> Written request
"matplotlib" appears in how many lines of the entries? State only the number.

> Extracted records
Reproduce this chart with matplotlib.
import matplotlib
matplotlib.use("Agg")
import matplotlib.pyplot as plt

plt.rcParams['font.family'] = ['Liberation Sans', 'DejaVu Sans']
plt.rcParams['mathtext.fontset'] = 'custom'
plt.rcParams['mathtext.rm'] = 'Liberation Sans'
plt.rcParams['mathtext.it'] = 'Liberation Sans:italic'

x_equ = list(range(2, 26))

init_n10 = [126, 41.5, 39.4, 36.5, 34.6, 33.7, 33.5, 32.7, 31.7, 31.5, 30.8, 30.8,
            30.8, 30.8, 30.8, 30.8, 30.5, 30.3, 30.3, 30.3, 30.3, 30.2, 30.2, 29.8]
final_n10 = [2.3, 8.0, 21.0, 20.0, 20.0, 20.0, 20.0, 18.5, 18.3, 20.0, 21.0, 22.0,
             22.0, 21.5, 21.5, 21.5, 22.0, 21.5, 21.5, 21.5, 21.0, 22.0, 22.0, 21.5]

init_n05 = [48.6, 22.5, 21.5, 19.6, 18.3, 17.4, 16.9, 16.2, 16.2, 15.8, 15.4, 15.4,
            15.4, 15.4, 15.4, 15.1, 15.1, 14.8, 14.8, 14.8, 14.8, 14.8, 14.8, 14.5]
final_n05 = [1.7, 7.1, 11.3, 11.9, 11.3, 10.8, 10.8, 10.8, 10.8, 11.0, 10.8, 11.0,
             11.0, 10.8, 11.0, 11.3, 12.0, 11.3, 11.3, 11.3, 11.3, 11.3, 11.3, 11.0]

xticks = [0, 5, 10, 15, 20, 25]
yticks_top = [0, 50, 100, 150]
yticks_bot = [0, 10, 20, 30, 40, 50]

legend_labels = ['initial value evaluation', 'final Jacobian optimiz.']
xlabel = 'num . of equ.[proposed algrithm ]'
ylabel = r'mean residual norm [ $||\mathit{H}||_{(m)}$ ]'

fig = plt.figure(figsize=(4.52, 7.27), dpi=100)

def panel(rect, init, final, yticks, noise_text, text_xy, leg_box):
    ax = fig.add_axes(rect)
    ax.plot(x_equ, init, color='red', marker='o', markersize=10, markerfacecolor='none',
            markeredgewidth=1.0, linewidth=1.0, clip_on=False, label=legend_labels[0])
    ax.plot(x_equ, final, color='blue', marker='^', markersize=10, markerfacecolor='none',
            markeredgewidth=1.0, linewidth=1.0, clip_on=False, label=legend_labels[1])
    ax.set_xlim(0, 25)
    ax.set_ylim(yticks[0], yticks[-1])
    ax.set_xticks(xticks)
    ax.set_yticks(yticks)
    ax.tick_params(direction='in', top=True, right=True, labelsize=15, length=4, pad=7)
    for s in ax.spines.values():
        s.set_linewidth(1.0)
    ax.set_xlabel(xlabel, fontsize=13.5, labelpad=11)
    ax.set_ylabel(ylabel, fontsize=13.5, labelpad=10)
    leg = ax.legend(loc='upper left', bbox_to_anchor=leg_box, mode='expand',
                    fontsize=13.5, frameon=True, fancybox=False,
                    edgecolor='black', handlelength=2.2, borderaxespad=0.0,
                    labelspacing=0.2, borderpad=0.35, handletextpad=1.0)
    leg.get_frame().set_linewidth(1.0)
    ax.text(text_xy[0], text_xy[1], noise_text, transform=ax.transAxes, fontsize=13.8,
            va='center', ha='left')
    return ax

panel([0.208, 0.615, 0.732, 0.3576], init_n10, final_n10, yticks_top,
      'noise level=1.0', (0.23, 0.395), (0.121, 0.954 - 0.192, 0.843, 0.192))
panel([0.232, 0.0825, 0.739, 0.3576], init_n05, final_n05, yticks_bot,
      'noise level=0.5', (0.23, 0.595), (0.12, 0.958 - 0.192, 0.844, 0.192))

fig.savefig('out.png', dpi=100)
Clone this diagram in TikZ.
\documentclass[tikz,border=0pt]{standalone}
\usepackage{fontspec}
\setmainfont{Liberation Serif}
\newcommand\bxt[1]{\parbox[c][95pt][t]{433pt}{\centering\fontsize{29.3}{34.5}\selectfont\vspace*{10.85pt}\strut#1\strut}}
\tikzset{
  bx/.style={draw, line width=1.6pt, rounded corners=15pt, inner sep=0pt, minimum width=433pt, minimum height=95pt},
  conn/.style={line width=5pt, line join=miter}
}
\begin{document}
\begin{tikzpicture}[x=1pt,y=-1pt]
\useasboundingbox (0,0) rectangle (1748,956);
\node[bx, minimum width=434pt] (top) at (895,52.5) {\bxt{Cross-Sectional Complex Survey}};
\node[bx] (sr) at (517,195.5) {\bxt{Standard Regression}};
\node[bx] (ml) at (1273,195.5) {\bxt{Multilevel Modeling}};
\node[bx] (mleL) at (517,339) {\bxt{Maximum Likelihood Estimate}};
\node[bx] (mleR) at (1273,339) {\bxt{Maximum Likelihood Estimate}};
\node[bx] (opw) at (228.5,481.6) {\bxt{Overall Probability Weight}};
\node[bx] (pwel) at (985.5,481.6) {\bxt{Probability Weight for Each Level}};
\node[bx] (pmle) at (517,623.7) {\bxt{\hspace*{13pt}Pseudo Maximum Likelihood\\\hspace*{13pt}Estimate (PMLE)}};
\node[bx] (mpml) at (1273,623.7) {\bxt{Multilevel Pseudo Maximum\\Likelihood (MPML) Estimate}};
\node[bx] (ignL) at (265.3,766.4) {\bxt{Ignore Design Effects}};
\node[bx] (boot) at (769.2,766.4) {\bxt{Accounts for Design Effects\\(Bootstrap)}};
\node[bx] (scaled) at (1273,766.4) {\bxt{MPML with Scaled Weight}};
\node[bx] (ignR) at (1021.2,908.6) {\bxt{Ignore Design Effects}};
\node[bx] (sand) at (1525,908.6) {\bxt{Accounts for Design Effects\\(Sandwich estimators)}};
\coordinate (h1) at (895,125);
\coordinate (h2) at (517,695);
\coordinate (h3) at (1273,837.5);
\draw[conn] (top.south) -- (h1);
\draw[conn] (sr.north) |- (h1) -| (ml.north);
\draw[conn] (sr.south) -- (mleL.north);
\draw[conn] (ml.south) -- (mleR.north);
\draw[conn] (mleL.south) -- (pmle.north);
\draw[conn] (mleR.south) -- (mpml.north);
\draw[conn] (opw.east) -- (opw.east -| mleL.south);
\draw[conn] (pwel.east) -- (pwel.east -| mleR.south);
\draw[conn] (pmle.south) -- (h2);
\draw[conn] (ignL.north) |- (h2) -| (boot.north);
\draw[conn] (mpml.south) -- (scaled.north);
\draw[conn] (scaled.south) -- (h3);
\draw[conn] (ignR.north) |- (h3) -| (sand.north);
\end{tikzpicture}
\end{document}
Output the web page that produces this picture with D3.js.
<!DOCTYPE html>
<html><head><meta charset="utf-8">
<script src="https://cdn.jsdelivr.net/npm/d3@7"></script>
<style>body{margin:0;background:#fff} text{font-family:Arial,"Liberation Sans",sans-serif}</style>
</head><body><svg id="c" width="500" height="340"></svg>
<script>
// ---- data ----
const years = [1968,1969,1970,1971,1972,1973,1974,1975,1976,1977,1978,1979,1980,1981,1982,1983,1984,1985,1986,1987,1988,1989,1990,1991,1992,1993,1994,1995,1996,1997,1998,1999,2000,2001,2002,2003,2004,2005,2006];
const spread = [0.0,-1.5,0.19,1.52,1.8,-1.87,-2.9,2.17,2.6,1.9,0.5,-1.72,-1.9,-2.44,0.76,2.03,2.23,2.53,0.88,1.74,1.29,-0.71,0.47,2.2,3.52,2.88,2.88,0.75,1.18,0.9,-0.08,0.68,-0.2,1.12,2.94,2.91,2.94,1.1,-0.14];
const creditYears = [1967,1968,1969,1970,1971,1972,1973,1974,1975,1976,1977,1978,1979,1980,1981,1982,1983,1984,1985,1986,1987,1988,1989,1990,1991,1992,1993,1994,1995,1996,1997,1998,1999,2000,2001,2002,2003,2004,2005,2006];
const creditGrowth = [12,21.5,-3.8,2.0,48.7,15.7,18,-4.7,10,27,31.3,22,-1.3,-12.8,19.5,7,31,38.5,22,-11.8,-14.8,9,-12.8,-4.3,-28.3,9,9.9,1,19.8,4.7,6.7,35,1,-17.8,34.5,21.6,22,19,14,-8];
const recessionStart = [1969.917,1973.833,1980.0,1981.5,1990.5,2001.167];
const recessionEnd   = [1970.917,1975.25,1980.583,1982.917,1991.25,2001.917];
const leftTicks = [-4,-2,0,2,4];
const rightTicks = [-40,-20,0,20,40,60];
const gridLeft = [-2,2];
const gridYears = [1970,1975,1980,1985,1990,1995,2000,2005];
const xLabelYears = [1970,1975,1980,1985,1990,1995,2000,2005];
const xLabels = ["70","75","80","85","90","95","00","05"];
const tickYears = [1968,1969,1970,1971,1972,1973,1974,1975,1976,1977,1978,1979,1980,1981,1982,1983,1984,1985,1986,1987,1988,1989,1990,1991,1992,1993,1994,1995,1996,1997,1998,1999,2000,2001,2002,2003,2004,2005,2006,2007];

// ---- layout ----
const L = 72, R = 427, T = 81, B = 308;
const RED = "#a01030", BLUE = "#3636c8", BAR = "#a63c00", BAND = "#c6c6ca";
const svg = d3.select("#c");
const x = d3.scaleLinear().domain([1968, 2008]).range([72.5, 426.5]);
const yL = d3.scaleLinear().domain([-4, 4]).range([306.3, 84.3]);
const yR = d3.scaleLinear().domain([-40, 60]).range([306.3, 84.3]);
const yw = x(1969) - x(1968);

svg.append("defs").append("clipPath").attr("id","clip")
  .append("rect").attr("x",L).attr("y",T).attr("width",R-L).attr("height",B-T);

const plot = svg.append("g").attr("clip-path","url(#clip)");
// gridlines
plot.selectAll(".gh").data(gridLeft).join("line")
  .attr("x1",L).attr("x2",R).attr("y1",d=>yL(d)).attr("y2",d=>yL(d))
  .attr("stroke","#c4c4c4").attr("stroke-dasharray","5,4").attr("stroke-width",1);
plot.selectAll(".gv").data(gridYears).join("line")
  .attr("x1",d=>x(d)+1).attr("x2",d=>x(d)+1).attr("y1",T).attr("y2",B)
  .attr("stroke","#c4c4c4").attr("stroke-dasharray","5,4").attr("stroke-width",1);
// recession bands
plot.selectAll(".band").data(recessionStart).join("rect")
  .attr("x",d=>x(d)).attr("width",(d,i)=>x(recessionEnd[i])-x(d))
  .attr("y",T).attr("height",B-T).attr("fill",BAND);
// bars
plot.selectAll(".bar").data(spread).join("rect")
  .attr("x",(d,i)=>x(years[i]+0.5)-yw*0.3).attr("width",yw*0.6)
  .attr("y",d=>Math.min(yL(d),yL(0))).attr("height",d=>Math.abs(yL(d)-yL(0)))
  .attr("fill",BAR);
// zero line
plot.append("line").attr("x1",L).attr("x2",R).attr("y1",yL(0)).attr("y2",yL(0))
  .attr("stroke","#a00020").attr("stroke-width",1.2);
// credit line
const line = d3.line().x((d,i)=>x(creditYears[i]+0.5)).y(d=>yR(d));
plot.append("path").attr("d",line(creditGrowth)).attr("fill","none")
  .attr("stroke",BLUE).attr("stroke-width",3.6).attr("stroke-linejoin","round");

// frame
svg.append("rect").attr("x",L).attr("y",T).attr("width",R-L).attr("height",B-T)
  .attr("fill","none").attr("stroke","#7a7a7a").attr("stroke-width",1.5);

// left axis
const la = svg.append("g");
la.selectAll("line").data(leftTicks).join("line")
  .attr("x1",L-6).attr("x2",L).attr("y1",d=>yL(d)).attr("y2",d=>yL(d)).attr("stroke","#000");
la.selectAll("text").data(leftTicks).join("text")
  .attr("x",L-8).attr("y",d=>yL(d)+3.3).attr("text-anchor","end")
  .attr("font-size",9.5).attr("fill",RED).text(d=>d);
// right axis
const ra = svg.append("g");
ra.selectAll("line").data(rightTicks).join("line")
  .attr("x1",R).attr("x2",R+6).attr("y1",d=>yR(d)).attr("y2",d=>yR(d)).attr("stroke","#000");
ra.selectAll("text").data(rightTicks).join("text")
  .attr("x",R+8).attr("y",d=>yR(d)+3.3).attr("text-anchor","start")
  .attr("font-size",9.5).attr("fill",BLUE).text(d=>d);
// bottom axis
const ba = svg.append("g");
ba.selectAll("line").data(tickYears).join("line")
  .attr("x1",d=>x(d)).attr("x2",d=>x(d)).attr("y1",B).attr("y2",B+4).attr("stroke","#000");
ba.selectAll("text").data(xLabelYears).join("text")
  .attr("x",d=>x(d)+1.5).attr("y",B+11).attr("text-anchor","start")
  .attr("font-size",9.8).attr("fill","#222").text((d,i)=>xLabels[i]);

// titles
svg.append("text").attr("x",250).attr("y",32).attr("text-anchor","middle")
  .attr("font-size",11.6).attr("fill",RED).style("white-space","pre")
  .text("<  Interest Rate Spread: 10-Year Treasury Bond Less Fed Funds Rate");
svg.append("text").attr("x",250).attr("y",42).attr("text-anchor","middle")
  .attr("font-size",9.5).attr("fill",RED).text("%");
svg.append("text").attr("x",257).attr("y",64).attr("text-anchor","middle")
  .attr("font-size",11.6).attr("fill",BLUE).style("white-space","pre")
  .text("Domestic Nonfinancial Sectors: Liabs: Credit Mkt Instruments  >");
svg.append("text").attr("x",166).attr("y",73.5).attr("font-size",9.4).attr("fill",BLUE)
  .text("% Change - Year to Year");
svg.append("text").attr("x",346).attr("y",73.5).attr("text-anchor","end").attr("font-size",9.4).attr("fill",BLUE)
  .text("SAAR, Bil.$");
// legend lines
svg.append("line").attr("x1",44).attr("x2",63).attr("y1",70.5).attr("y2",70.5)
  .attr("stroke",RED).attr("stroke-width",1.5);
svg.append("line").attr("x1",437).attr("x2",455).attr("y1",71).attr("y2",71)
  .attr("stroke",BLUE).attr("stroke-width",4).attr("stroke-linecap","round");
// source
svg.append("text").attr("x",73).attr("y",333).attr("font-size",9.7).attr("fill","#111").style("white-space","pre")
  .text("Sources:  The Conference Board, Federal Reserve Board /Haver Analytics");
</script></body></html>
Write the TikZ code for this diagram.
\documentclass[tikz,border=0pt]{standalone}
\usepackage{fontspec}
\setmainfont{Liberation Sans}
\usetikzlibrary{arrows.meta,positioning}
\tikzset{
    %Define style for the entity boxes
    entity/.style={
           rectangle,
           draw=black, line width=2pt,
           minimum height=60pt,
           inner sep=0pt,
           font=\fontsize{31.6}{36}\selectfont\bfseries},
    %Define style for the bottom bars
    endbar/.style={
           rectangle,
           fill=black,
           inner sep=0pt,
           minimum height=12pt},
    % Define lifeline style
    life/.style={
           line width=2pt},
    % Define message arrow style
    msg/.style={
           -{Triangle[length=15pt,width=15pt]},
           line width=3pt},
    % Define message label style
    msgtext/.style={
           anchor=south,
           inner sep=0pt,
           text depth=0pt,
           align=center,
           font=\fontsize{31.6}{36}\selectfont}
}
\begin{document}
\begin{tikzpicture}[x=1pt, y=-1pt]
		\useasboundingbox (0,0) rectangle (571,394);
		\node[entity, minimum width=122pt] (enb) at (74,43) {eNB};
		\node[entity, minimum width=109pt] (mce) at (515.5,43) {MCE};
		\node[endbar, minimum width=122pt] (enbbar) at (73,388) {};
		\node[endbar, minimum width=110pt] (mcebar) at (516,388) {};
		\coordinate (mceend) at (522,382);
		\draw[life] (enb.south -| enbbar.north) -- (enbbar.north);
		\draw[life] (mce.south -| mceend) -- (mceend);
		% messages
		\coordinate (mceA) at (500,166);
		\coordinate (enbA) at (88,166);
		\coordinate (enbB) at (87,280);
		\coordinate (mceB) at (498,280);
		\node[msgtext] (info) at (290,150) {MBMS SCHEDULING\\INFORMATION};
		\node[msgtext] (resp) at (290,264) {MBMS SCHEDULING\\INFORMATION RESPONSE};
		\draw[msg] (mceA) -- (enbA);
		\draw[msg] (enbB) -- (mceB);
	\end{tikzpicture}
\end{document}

> Output below
4